Parties doing business in California must also be mindful of “squeeze out” mergers. A squeeze out merger is a device used to eliminate unwanted minority owners. Under the California law, if a person or company owns more than 50 percent but less than 90 percent of a California corporation, the controlling shareholder cannot force a merger in which shareholders get cashed out, unless the corporation obtains unanimous approval of its shareholders or the merger is deemed to be fair in a fairness hearing conducted by the California Department of Corporations.
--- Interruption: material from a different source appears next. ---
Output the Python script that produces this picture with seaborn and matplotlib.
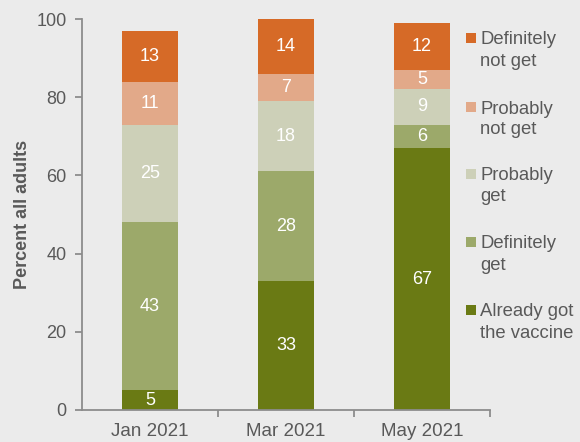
import matplotlib
matplotlib.use("Agg")
import matplotlib.pyplot as plt
import seaborn as sns
import pandas as pd
import numpy as np
from matplotlib.patches import Rectangle

months = ["Jan 2021", "Mar 2021", "May 2021"]
already = [5, 33, 67]
definitely_get = [43, 28, 6]
probably_get = [25, 18, 9]
probably_not = [11, 7, 5]
definitely_not = [13, 14, 12]

series = [
    ("Already got\nthe vaccine", already, "#6A7A14"),
    ("Definitely\nget", definitely_get, "#9CA96A"),
    ("Probably\nget", probably_get, "#CDD0B8"),
    ("Probably\nnot get", probably_not, "#E2A989"),
    ("Definitely\nnot get", definitely_not, "#D66A27"),
]

sns.set_theme(style="white")
plt.rcParams["font.family"] = ["Liberation Sans", "DejaVu Sans"]
bg = "#EBEBEB"
txt = "#595959"
axc = "#8C8C8C"

W, H = 580, 442
fig = plt.figure(figsize=(W/100, H/100), dpi=100, facecolor=bg)
ax = fig.add_axes([82/W, 1-410/H, (490-82)/W, (410-19)/H])
ax.set_facecolor(bg)

bottom = np.zeros(len(months))
for name, vals, col in series:
    df = pd.DataFrame({"month": months, "value": vals})
    sns.barplot(data=df, x="month", y="value", color=col, width=0.41,
                bottom=bottom.copy(), ax=ax, saturation=1, edgecolor="none",
                linewidth=0)
    cont = ax.containers[-1]
    ax.bar_label(cont, labels=[str(v) for v in vals], label_type="center",
                 color="white", fontsize=13)
    bottom += np.array(vals)

ax.set_xlim(-0.5, 2.5)
ax.set_ylim(0, 100)
ax.set_yticks([0, 20, 40, 60, 80, 100])
ax.set_xticks([0, 1, 2])
ax.set_xticklabels(months)
ax.set_xticks([0.5, 1.5, 2.5], minor=True)
ax.tick_params(axis="x", which="major", length=0, labelsize=13.5, labelcolor=txt, pad=9)
ax.tick_params(axis="x", which="minor", length=5, width=1.3, color=axc, direction="out", bottom=True)
ax.tick_params(axis="y", length=5, width=1.3, color=axc, labelsize=13, labelcolor=txt, direction="out", left=True, pad=6)
ax.set_xlabel("")
ax.set_ylabel("Percent all adults", fontsize=13, fontweight="bold", color=txt, labelpad=4)
for s in ["top", "right"]:
    ax.spines[s].set_visible(False)
for s in ["left", "bottom"]:
    ax.spines[s].set_color(axc)
    ax.spines[s].set_linewidth(1.3)

# legend drawn manually (handle aligned with first text line)
centers = [38, 107, 174, 242, 310]
for (name, _, col), yc in zip(series[::-1], centers):
    fig.patches.append(Rectangle((466/W, 1-(yc+5)/H), 10/W, 10/H, transform=fig.transFigure,
                                 facecolor=col, edgecolor="none"))
    for i, line in enumerate(name.split("\n")):
        fig.text(480/W, 1-(yc + 6.5 + 21*i)/H, line, fontsize=13.3, color=txt,
                 ha="left", va="baseline")

fig.savefig("out.png", dpi=100, facecolor=bg)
California also has special requirements to guard against acquisitions proposed by interested parties. An interested party is one that has control or influences either directly or indirectly on one of the parties to the agreement and stands to benefit from the deal. In such instances, the interested party must provide the corporation or its shareholders with a written opinion concerning the fairness of transaction unless fairness of the transaction was determined at a fairness hearing. However, this rule does not apply if the corporation has fewer than 100 shareholders.